Canadian girls (non-French) are known for being a lot like American girls—in all the wrong ways. So, as far as I could tell, this girl acted like girls I—and guys I know who have traveled more—mostly encounter outside of the English-speaking world. She’d been supremely feminine, but unafraid or awkward around a man. She had tact, never once flaunting her sexual past with masculine pride. She demonstrated her domestic skills by using them, instead of just boasting about them. She’d been nurturing, when she accurately ascertained it was called for. She never claimed to be too busy to see me—even though she actually had a lot going on. She displayed enthusiasm about seeing me. She never over-stayed her welcome, or made herself at home. She thanked me—even over-thanked me—for everything.

In short, this girl had game.

Guys who spend time abroad talk about how the girls—everything else being equal—are more feminine or more wholesome or more old-fashioned or just plain “better.” But what they’re not saying is that much of this basically amounts to “game.” Girls with girl-game, simply told, know how to get (and, by extension, often keep) a man with more than dangling the quickly consumed new-pussy carrot.


Not long after Canada Girl left, I went out with a series of (American) girls who were a fairly typical sampling of my previous talent pool. The juxtaposition made the differences all too plain to ignore.

On one first date, I asked a girl where she’d gotten her colorful scarf. She answered, “My last boyfriend was Turkish. I went to Turkey with him all the time and got it there.” Another girl proudly announced that she was a “Microwave Queen” when I showed her my expensive French cookware, bragging that she made “kick-ass [boxed] mac-and-cheese.” Yet another girl—granted, I met her online—tried to schedule our first date two weeks out, because she had “several other dates [that] week.”

This kind of thing continued, girl after girl.

When—after a heated first-date make-out session—I went to remove one girl’s already-unbuttoned jeans, she blurted out, “I’m not having sex with you on the first whatever-this-is.

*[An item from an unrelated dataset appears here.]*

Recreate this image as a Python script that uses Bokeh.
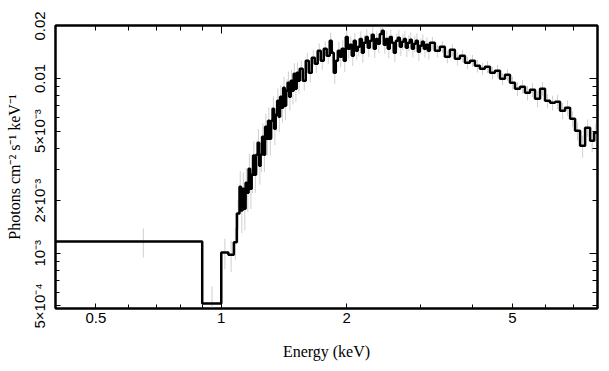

That keeps happening and I don’t feel good about that pattern.” Another girl, with whom I had had sex on the first date, came back for the second with a confession that—over the recent extended holiday weekend—she’d “had a little too much to drink,” had sex with someone else, and was now “just trying to figure it all out.”

In those weeks, I never once got a thank-you for the first rounds of drinks that I bought, for the top-shelf alcohol they were served at my house, for the contact-lens solution, for the brie-cheese-on-crostini, or for anything else. I never once got a trace of feminine sweetness in a text, or otherwise. These girls resolutely hid any sign of interest or vulnerability, beyond whatever was implied in the course of physical intimacy. And, they certainly never replaced anything I’d given them. I got sex. And that’s all.


There’s a myth that game is only for men, but there’s a whole universe of game for women that American girls were either never taught by their mothers, or willfully refuse to learn. It’s basically a dead language in America. There’s a myth that a girl just has to “look cute” and show up, and that there’s little more to getting a quality guy than playing musical man-chairs until you land on the “right” dick. My story proves otherwise.

There’s also a myth that American men have no game when, in reality, American women are even worse.